The water bead test is the way to know when reseal is due, independent of the calendar. Drop water on the surface and time the absorption. If water beads up and stays beaded for two to three minutes, the seal is intact. If water flattens within 30 seconds and the stone darkens visibly, it is time to reseal. The full reseal process takes 30 to 60 minutes for a typical kitchen and uses approximately one bottle (32 ounces) of penetrating sealer. DIY product cost runs $25 to $60. Professional resealing runs $150 to $300 depending on kitchen size and regional labour.
Daily cleaning is mild soap and water or a pH-neutral stone cleaner. Granite Gold, Method Daily Granite, and Bona Stone Cleaner are all suitable consumer options. Avoid acidic cleaners (lemon-based, vinegar-based), avoid abrasive scrubs, avoid bleach products. These can degrade the sealer and increase the resealing frequency.
Cost for a Typical Kitchen
For a 50 square foot perimeter kitchen with a 24 inch by 60 inch island, all-in Sea Pearl pricing in 2026 runs $5,500 to $8,500 fully installed. The breakdown: material at $55 per square foot mid-range plus fabrication at $28 per square foot plus installation at $13 per square foot plus sink cutout at $300 plus standard edge profile included plus removal and disposal at $400 yields approximately $7,000 for a clean installation. Upgrading to mitered waterfall on the island adds $400 to $700. Upgrading to ogee edge profile adds $300 to $500.
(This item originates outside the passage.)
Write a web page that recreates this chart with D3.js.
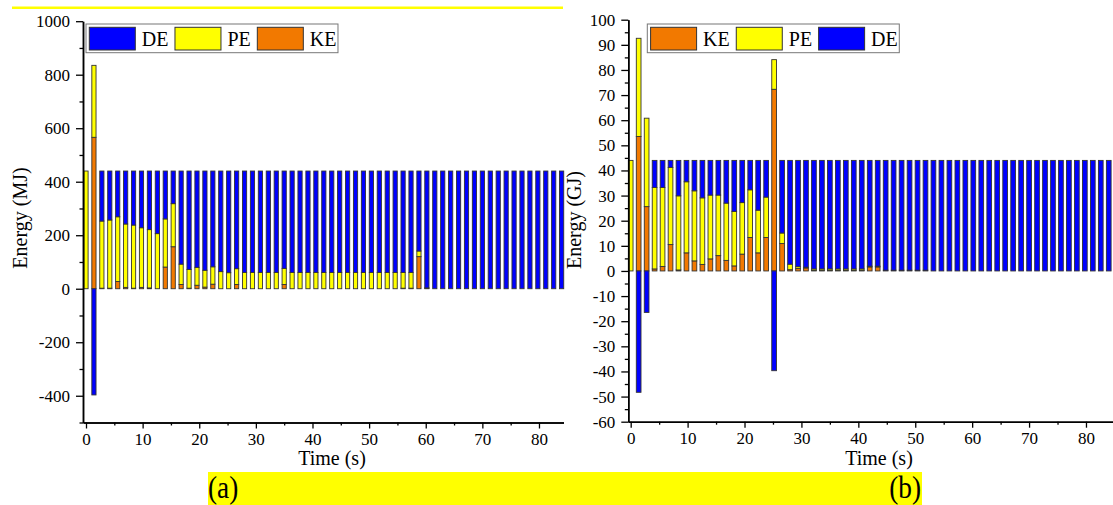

For comparison: the same installation in Taj Mahal would run $8,500 to $13,500, in White Macaubas $7,500 to $11,500, and in mid-range Caesarstone quartz $5,500 to $8,500. Sea Pearl is competitive with engineered quartz on price while offering the natural stone aesthetic and the heat-handling capability that quartz cannot match. For households that cook regularly and value natural stone character, this is the strongest value proposition in the countertop category.